Tech and Startups: Slightly more casual is acceptable and even expected. A clean background, smart-casual clothing, and a natural expression work well. Some tech leaders use environmental portraits (in an office, at a whiteboard) to signal approachability.
Creative Fields (Design, Marketing, Media): More personality is acceptable. A distinct style, non-standard crop, or on-brand aesthetic can work to your advantage. The key is still that the photo looks intentional, not accidental.
Healthcare, Education, Non-Profit: Warm and approachable matters here.
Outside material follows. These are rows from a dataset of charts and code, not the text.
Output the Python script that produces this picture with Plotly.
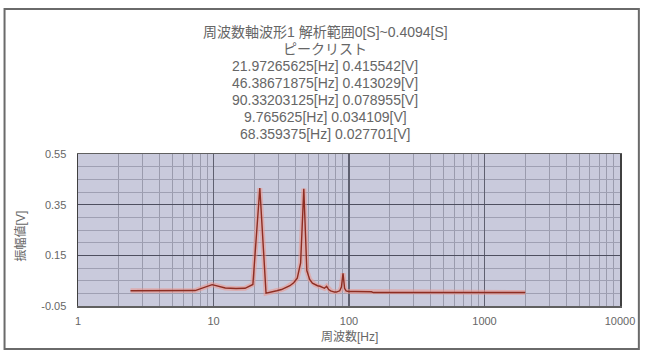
import plotly.graph_objects as go

# ---- data ----
freq_hz = [2.44, 4.88, 7.32, 9.77, 12.21, 14.65, 17.09, 19.53, 21.97, 24.41,
           26.86, 29.30, 31.74, 34.18, 36.62, 39.06, 41.50, 43.95, 46.39, 48.83,
           51.27, 53.71, 56.15, 58.59, 61.04, 63.48, 65.92, 68.36, 70.80, 73.24,
           75.68, 78.13, 80.57, 83.01, 85.45, 87.89, 90.33, 92.77, 95.21, 97.66,
           100.10, 112.30, 124.51, 136.72, 146.48, 151.37, 200.20, 300.29, 500.49,
           800.78, 1201.17, 1999.51]
amp_v = [0.010, 0.010, 0.011, 0.0341, 0.021, 0.019, 0.020, 0.035, 0.4155, 0.001,
         0.005, 0.010, 0.015, 0.022, 0.030, 0.042, 0.060, 0.120, 0.4130, 0.090,
         0.055, 0.040, 0.034, 0.030, 0.028, 0.025, 0.020, 0.0277, 0.015, 0.010,
         0.007, 0.005, 0.005, 0.006, 0.010, 0.025, 0.0790, 0.020, 0.010, 0.008,
         0.007, 0.007, 0.007, 0.007, 0.006, 0.003, 0.003, 0.003, 0.003,
         0.003, 0.003, 0.003]

title_lines = [
    "周波数軸波形1 解析範囲0[S]~0.4094[S]",
    "ピークリスト",
    "21.97265625[Hz] 0.415542[V]",
    "46.38671875[Hz] 0.413029[V]",
    "90.33203125[Hz] 0.078955[V]",
    "9.765625[Hz] 0.034109[V]",
    "68.359375[Hz] 0.027701[V]",
]
y_tick_vals = [-0.05, 0.15, 0.35, 0.55]
y_tick_text = ["-0.05", "0.15", "0.35", "0.55"]
x_tick_vals = [1, 10, 100, 1000, 10000]
x_tick_text = ["1", "10", "100", "1000", "10000"]
x_title = "周波数[Hz]"
y_title = "振幅値[V]"

FONT = "Liberation Sans, Noto Sans CJK JP, sans-serif"
TXT = "#666666"
W, H = 647, 353
L, R, T, B = 78, 23, 154, 47
pw, ph = W - L - R, H - T - B

fig = go.Figure()
# soft pink halo of the line
fig.add_trace(go.Scatter(x=freq_hz, y=amp_v, mode="lines",
                         line=dict(color="rgba(235,150,140,0.55)", width=5),
                         hoverinfo="skip", showlegend=False))
fig.add_trace(go.Scatter(x=freq_hz, y=amp_v, mode="lines",
                         line=dict(color="#8e2d22", width=1.4),
                         showlegend=False))

def px_to_paper_x(px):
    return (px - L) / pw

def py_to_paper_y(py):
    return (H - B - py) / ph

annotations = []
for i, t in enumerate(title_lines):
    annotations.append(dict(text=t, x=px_to_paper_x(327), y=py_to_paper_y(32 + 17 * i),
                            xref="paper", yref="paper", showarrow=False,
                            xanchor="center", yanchor="middle",
                            font=dict(family=FONT, size=14, color=TXT)))
annotations.append(dict(text=x_title, x=px_to_paper_x(351), y=py_to_paper_y(336),
                        xref="paper", yref="paper", showarrow=False,
                        xanchor="center", yanchor="middle",
                        font=dict(family=FONT, size=12, color=TXT)))
annotations.append(dict(text=y_title, x=px_to_paper_x(20), y=py_to_paper_y(236),
                        xref="paper", yref="paper", showarrow=False, textangle=-90,
                        xanchor="center", yanchor="middle",
                        font=dict(family=FONT, size=12, color=TXT)))

fig.update_layout(
    width=W, height=H,
    margin=dict(l=L, r=R, t=T, b=B),
    paper_bgcolor="white",
    plot_bgcolor="#c9cadc",
    annotations=annotations,
    shapes=[dict(type="rect", xref="paper", yref="paper",
                 x0=px_to_paper_x(4), x1=px_to_paper_x(643),
                 y0=py_to_paper_y(349), y1=py_to_paper_y(9),
                 line=dict(color="#6a6a6a", width=2), fillcolor="rgba(0,0,0,0)",
                 layer="below")],
    xaxis=dict(type="log", range=[0, 4], tickvals=x_tick_vals, ticktext=x_tick_text,
               showgrid=True, gridcolor="#5f6070", gridwidth=1.2,
               minor=dict(dtick="D1", showgrid=True, gridcolor="#9a9bad", gridwidth=1),
               showline=True, linecolor="#606060", linewidth=1.5, mirror=True,
               ticks="", zeroline=False, ticklabelstandoff=4,
               tickfont=dict(family=FONT, size=11, color=TXT)),
    yaxis=dict(range=[-0.05, 0.55], tickvals=y_tick_vals, ticktext=y_tick_text,
               showgrid=True, gridcolor="#4e4f60", gridwidth=1.3,
               minor=dict(dtick=0.05, tick0=-0.05, showgrid=True, gridcolor="#9fa0b3", gridwidth=1),
               showline=True, linecolor="#404040", linewidth=1.5, mirror=True,
               ticks="", zeroline=False, ticklabelstandoff=8,
               tickfont=dict(family=FONT, size=11, color=TXT)),
)

fig.write_html("out.html",
               config={"staticPlot": True, "displayModeBar": False},
               post_script="document.body.style.margin='0';document.body.style.overflow='hidden';")
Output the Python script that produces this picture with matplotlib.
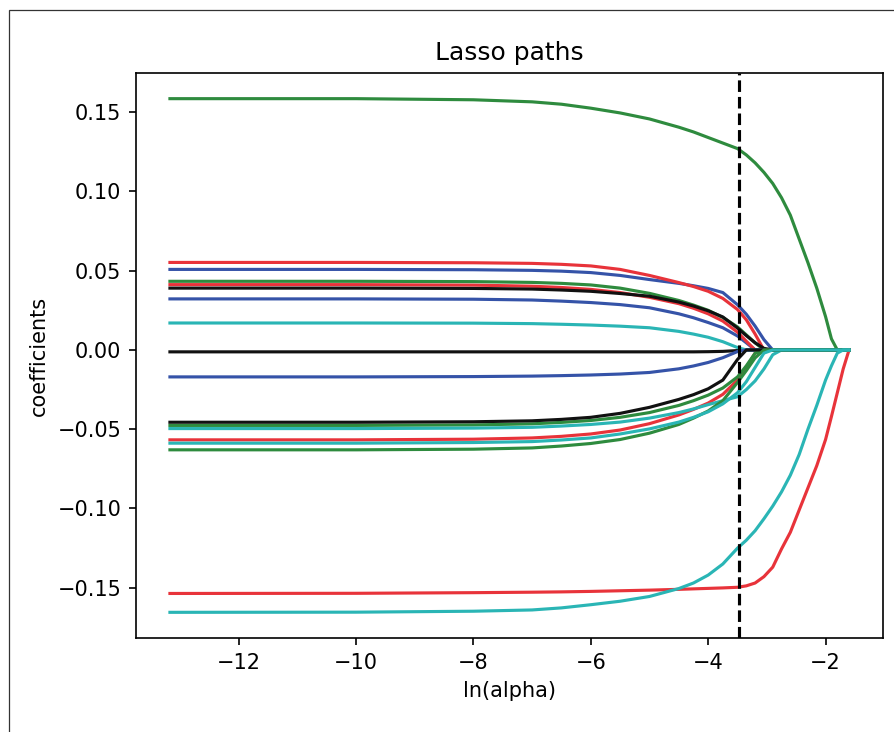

A slight smile, natural lighting, and clean background communicate trustworthiness and accessibility.
Common LinkedIn Photo Mistakes
- Group photos: Even cropped, they're visually confusing and look like an afterthought.
- Sunglasses: Removing eye contact from your profile photo is almost always a mistake.
- Decade-old photos: If you've changed significantly and someone who connects online meets you in person, the mismatch creates an immediate uncomfortable moment.
- Low resolution: LinkedIn compresses already — uploading a tiny or blurry photo makes it worse.
- Overly casual: Beach photos, gym selfies, and wedding photos (even if you look great in them) signal you don't take your professional presence seriously.
- Obvious AI artifacts: If AI significantly altered your appearance, changed your eye color, or gave you an over-smooth complexion, it reads as low-quality and creates trust issues.
Using AI for Your LinkedIn Photo
AI headshot tools have made it possible to get a professional LinkedIn photo without booking a photographer. The key is choosing a tool that preserves your identity accurately rather than generating a "better-looking stranger."
ProPortrait AI's editorial professional style is specifically designed for LinkedIn — a clean background, professional clothing adaptation, and studio lighting, with identity locks ensuring your skin tone, eye color, and hair aren't altered. The result is a photo that looks professional because the quality is high, not because it looks like someone else.
For LinkedIn specifically, use the 800×800px export option and the Editorial Professional or LinkedIn Optimized styles. Dial the naturalness slider to 65–75% to get polished but not over-processed results.
Technical Profile Settings
LinkedIn lets you set who can see your profile photo: everyone, connections, or no one. For job seekers and professionals building a network, "everyone" is almost always right. If you're concerned about privacy, recruiters specifically mention that profiles with visible photos get significantly more InMail responses than those without.
You can also add a "photo frame" (available during social campaigns LinkedIn runs) but these look dated immediately after the campaign ends — avoid.
How Often to Update
Update your LinkedIn photo when: you've changed significantly in appearance, you've changed industries (and the visual expectations are different), or your current photo is more than 3–4 years old. Some professionals update annually as part of a general profile refresh. AI headshots make this low-effort enough that there's little reason to let a bad photo sit for years.